5️⃣ Frequently Asked Questions (FAQ)

Q: How do I apply for the Win-Win Fee System?

A: It's applied automatically without separate application, and commission rates are determined based on monthly sales.

  • The Win-Win Fee System is automatically applied to all small business owners who have joined delivery apps. The platform automatically calculates based on monthly sales to determine commission rates, so no separate application process is needed. Bottom 20% stores pay 2.0%, next 45% stores pay 6.8%, and top 35% stores pay 7.8% commission.
  • However, since the sales criteria change monthly, even if you received a 2.0% commission this month, you may be charged 6.8% or 7.8% next month if sales increase. Small business owners can check their commission rate through the platform's settlement details, and can inquire with the delivery app customer service center if they have questions. It's important to carefully check settlement details to understand what costs besides commissions were deducted.

Q: Are there ways to reduce delivery app costs besides the Win-Win Fee System?

A: It helps to efficiently manage advertising costs, run direct transaction channels in parallel, and utilize government support programs.

  • There are several ways to reduce delivery app costs. First, manage advertising costs efficiently. Rather than advertising indiscriminately, focusing advertising on high-order times or days can increase cost-effectiveness. Second, run direct transaction channels in parallel, such as self-delivery or phone orders. Offering discount benefits to regular customers for direct orders can reduce delivery app commissions. Third, utilize small business support programs from the government or local governments. There are various programs including delivery app commission support, marketing education, and digital transformation support.
  • Fourth, carefully conduct review events and coupon discounts. While they can increase orders in the short term, the cost burden is large, so it's better to focus on increasing customer satisfaction from a long-term perspective. Fifth, encourage takeout orders. Profitability is high because there's no delivery fee burden and platform commissions are relatively low. You can get additional information by contacting the Small Enterprise and Market Service (1357) or delivery app customer service centers.

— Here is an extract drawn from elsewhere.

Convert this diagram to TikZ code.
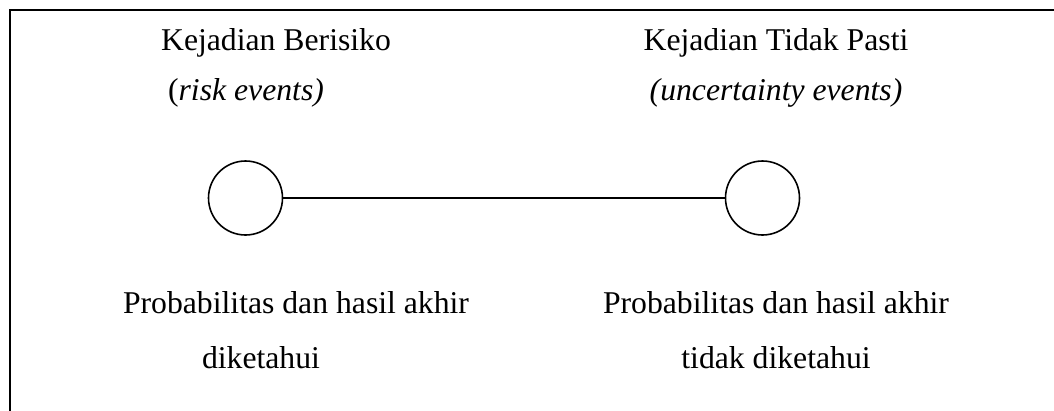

Q: How will things change if the integrated cost cap system is introduced?

A: With a cap on the total amount of all costs, small business owners' burden becomes predictable and excessive cost charging is limited.

  • If the integrated cost cap system is introduced, a legal cap will be set on the total amount of all costs that delivery app platforms charge small business owners, including commission fees, card payment fees, advertising costs, review event costs, etc. For example, if the total cost cap is set at 15% of sales, platforms cannot charge costs exceeding 15% in any way. This is a solution to the current problem where commission fees are lowered but burden increases through other costs.
  • If the integrated cost cap system is implemented, small business owners can have a predictable cost structure and profitability calculations become easier. Also, excessive profit-seeking by platforms is limited, creating a win-win structure. However, platforms worry that service quality may deteriorate due to excessive regulation, so setting a reasonable cap level is important. Since the bill is currently being discussed in the National Assembly, the implementation timing and specific details will be decided in the future. Small business owners should watch related news and, if necessary, express opinions through small business organizations.